The Catholic church's leadership is sending a big message to lay Catholics that they are frozen in time and don't care where their flock is heading. It is the 21st century, and they are unwilling to face reality. Is it any wonder that church attendance is down?

I guess it could have been worse, they could have chosen Cardinal Bernard Law to be their pope. That man should have been imprisoned in Massachusetts and not in the Sistine Chapel.

Monday, April 18, 2005

Bob Jones Priorities

From Bob Jones University's guide to matriculating students:

What Not to Bring
  • Posters of movie and music stars and fashion models are not permitted.
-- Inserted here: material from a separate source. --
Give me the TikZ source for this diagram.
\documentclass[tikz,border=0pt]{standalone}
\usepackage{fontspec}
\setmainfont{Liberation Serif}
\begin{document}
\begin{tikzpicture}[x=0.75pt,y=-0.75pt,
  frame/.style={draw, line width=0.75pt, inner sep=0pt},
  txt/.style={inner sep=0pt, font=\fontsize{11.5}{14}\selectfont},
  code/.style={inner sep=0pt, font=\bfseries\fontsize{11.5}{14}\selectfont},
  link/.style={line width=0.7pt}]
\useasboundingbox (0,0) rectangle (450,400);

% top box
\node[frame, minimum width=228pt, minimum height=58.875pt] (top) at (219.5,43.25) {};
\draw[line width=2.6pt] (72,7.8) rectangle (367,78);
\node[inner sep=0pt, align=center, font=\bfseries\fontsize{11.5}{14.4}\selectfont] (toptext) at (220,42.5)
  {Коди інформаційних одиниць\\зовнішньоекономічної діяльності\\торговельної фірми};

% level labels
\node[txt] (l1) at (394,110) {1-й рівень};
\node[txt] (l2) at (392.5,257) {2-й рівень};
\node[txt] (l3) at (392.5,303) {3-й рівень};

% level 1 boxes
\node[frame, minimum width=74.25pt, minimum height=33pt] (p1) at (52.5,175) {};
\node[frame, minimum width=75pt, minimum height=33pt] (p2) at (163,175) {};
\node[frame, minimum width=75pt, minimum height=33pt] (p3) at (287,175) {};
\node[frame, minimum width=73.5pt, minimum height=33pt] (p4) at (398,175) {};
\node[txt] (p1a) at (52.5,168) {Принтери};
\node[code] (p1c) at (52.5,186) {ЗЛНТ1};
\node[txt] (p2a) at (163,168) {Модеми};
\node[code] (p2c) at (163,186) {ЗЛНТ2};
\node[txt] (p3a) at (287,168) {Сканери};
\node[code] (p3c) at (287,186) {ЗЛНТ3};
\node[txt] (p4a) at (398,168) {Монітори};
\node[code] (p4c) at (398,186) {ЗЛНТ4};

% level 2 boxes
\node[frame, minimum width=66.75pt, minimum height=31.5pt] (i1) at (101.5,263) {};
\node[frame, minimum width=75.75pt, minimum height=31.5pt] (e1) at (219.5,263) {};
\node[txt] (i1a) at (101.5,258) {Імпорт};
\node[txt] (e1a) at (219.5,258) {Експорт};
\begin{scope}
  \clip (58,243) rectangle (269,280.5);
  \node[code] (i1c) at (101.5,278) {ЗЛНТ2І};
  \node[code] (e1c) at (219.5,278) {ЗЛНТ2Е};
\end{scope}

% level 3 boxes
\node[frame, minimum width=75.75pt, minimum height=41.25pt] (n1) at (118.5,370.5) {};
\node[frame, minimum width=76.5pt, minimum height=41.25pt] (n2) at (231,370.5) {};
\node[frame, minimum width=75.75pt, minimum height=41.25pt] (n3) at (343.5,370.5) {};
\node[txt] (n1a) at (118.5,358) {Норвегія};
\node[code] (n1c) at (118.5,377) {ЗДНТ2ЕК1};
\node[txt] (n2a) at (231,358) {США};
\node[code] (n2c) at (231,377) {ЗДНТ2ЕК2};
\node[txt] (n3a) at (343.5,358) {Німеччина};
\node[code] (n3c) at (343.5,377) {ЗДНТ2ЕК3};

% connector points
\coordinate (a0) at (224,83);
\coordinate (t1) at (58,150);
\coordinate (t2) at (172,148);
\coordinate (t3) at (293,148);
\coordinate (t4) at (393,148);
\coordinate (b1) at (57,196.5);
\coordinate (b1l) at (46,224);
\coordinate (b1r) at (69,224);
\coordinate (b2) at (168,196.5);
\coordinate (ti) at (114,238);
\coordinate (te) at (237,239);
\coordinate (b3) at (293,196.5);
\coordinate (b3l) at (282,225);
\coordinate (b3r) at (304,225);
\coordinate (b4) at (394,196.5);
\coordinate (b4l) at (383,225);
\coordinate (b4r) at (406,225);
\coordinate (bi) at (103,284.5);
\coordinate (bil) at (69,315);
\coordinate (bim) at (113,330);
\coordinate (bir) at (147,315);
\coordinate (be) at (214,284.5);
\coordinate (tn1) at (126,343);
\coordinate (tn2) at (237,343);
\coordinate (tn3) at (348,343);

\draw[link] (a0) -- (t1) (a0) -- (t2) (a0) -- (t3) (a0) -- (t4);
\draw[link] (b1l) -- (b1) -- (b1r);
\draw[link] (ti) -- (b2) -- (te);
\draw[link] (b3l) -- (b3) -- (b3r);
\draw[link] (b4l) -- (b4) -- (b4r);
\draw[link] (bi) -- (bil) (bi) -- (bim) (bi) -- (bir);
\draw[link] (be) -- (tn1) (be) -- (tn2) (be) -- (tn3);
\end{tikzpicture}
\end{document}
The subjects of personal photos should exhibit the modesty and appropriate physical contact we expect from our students.

  • Music must be compatible with the University's music standards:
  • New Age, jazz, rock, and country music is not permitted.
  • Contemporary Christian music is not permitted (e.g., Michael W. Smith, Stephen Curtis Chapman, WOW Worship, and so forth).
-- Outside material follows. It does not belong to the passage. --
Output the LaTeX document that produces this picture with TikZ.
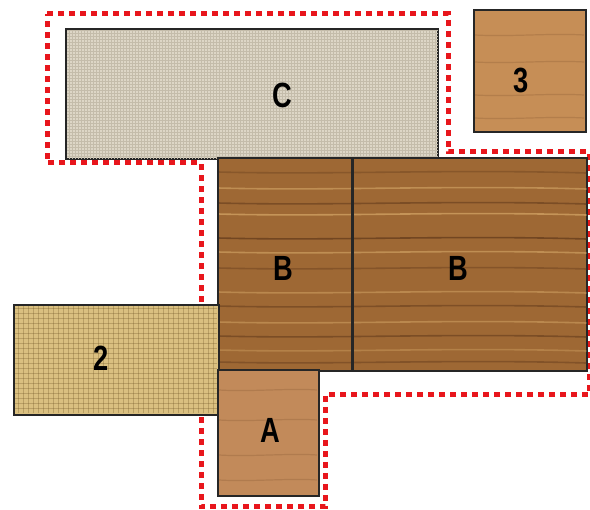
\documentclass[tikz,border=0pt]{standalone}
\usepackage{fontspec}
\setmainfont{Liberation Sans}
\usepackage{graphicx}
\usetikzlibrary{positioning, patterns}

\begin{document}
\begin{tikzpicture}[
    x=1pt, y=-1pt,
    tile/.style={
      rectangle, draw=black!85, line width=1.1pt,
      inner sep=0pt, anchor=north west
    },
    tag/.style={font=\fontsize{35}{35}\selectfont\bfseries, text=black},
    outline/.style={draw=dotRed, line width=5pt, dash pattern=on 6pt off 5pt, line join=miter},
    grain/.style={line width=1.6pt, line cap=round},
    weave/.style={burlapDark, line width=1pt, opacity=0.3}
  ]
    \definecolor{dotRed}{RGB}{232,22,28}
    \definecolor{linen}{RGB}{221,214,198}
    \definecolor{linenDark}{RGB}{196,188,170}
    \definecolor{burlap}{RGB}{218,192,128}
    \definecolor{burlapDark}{RGB}{110,84,36}
    \definecolor{oakLight}{RGB}{198,142,86}
    \definecolor{oakA}{RGB}{194,138,90}
    \definecolor{oakDark}{RGB}{158,104,52}
    \definecolor{grainDark}{RGB}{96,56,26}
    \definecolor{grainPale}{RGB}{214,168,104}

    \useasboundingbox (0,0) rectangle (590,510);

    % dotted outline
    \draw[outline] (47,14) -- (448,14) -- (448,152) -- (589,152) -- (589,395)
      -- (325,395) -- (325,507) -- (201,507) -- (201,163) -- (47,163) -- cycle;

    % tiles
    \node[tile, fill=linen, minimum width=371pt, minimum height=129pt] (tileC) at (66,29) {};
    \fill[pattern=grid, pattern color=linenDark] (tileC.south west) rectangle (tileC.north east);
    \draw[black!85, line width=1.1pt] (tileC.south west) rectangle (tileC.north east);

    \node[tile, fill=oakLight, minimum width=111pt, minimum height=121pt] (tile3) at (474,10) {};

    \node[tile, fill=oakDark, minimum width=134pt, minimum height=212pt] (tileBl) at (218,158) {};
    \node[tile, fill=oakDark, minimum width=234pt, minimum height=212pt] (tileBr) at (352,158) {};

    % wood grain on B
    \begin{scope}
      \clip (tileBl.north west) rectangle (tileBr.south east);
      \foreach \y/\c/\o in {172/grainDark/0.35, 188/grainPale/0.6, 203/grainDark/0.55,
          214/grainPale/0.7, 238/grainDark/0.7, 252/grainPale/0.6, 268/grainDark/0.4,
          292/grainPale/0.5, 306/grainDark/0.5, 322/grainPale/0.5, 336/grainDark/0.55,
          350/grainPale/0.4, 362/grainDark/0.45} {
        \draw[grain, \c, opacity=\o] (218,\y) .. controls (330,\y+3) and (450,\y-3) .. (586,\y+1);
      }
    \end{scope}
    \draw[black!85, line width=1.1pt] (tileBl.north west) rectangle (tileBl.south east);
    \draw[black!85, line width=1.1pt] (tileBr.north west) rectangle (tileBr.south east);

    % light wood grain on 3 and A
    \foreach \y in {35,62,95,118} {
      \draw[grainDark, opacity=0.18, line width=1.2pt] (475,\y) .. controls (510,\y+2) and (550,\y-2) .. (584,\y);
    }

    \node[tile, fill=burlap, minimum width=204pt, minimum height=109pt] (tile2) at (14,305) {};
    \foreach \x in {18,23,...,216} {
      \draw[weave] (\x,306) -- (\x,413);
    }
    \foreach \y in {309,314,...,412} {
      \draw[weave] (15,\y) -- (217,\y);
    }
    \draw[black!85, line width=1.1pt] (tile2.south west) rectangle (tile2.north east);

    \node[tile, fill=oakA, minimum width=100pt, minimum height=125pt] (tileA) at (218,370) {};
    \foreach \y in {390,420,455,480} {
      \draw[grainDark, opacity=0.18, line width=1.2pt] (219,\y) .. controls (250,\y+2) and (290,\y-2) .. (317,\y);
    }
    \draw[black!85, line width=1.1pt] (tileA.north west) rectangle (tileA.south east);
    \draw[black!85, line width=1.1pt] (tile3.north west) rectangle (tile3.south east);

    % labels
    \node[tag] (labC) at (282,95) {\scalebox{0.78}[1]{C}};
    \node[tag] (lab3) at (521,80) {\scalebox{0.78}[1]{3}};
    \node[tag] (labBl) at (283,268) {\scalebox{0.78}[1]{B}};
    \node[tag] (labBr) at (458,268) {\scalebox{0.78}[1]{B}};
    \node[tag] (lab2) at (101,358) {\scalebox{0.78}[1]{2}};
    \node[tag] (labA) at (270,430) {\scalebox{0.78}[1]{A}};
  \end{tikzpicture}
\end{document}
  • Televisions and DVD/videocassette players are not permitted in the residence halls; computer DVD players may not be used to view movies.

  • You may not possess or play computer and video games rated T, M, or A or having elements of blood and gore, sensual or demonic themes, or featuring suggestive dress, bad language, or rock music.

  • ...
  • Residence hall students may not watch videos above a G rating when visiting homes in town and may not attend movie theaters.

  • All weapons must be turned in for storage. Trigger locks are required for pistols. Fireworks are not permitted on campus.


Shorter Bob Jones: Hey Freshmen, Guns are OK but no PG movies or Christian rock.

throwing in the eraser

This lede is so good I just have to include it:

It could be any fourth-grade classroom.
During a few minutes of free time Friday, one of Jim Martin's students drew flowers and caricatures on the dry erase board, while another munched on an apple as she worked on the latest Harry Potter puzzle.
Across the room, a group crowded on the floor around a "Taboo" game board, blurting out words they hoped matched the one on the secret card held by a classmate.
But it's not just any fourth-grade classroom. There are more brown faces than white, more poverty than privilege.
And if state and national statistics hold true, a good many of Martin's students at Riley Elementary will fall so far behind by the time they reach high school that they risk failing state tests required for graduation.

Utah's public schools are terrible, we don't have enough paper and books for the students, let alone small class sizes, modern facilities, and the like.

It is hard to point the blame because it is simple demographic problem: As of the 200 census, 32.3% of the state's population is under 18, compared to 25.7% nationally. There are lots of young children in this state because LDS families are tend to be large. The per capita funding of education in this state is always towards the bottom; In 1994, New Jersey (#1) spent twice as much as Utah (#46) per capita. And this was before the landmark case which mandated more funding and better schools for New Jersey's minority populations.

Another problem is that most education funding, as Steve Urquart points out, is derived from property taxes, and 66% of the state is owned by the Federal Government in form of National Forests, BLM lands, National Parks and National Monuments like Clinton's infamous Grand Staircase-Escalante.

Utah could improve things by A) raising taxes directly or B) indirectly raising taxes by using gimmics like a state lottery as Massachusetts and North Carolina have done/thought about doing. Of course, since a state lottery is a public endorsement of gambling, I doubt this is an option even on the table. Although more Utahns pay lotto tickets than Idahoans do for their lottery. Personally I dislike option B for reasons other than morals as well. If you are going to tax people, be up front about it. Don't make it this essentially poor tax. Because we all know Jon Huntsman isn't going to waste his billions on tickets.

The whole thing is a catch-22: until we have a better tax base, we can't have better schools. But until we have better schools, we won't get enough rich people moving in to raise the tax base. Does anyone have any ideas?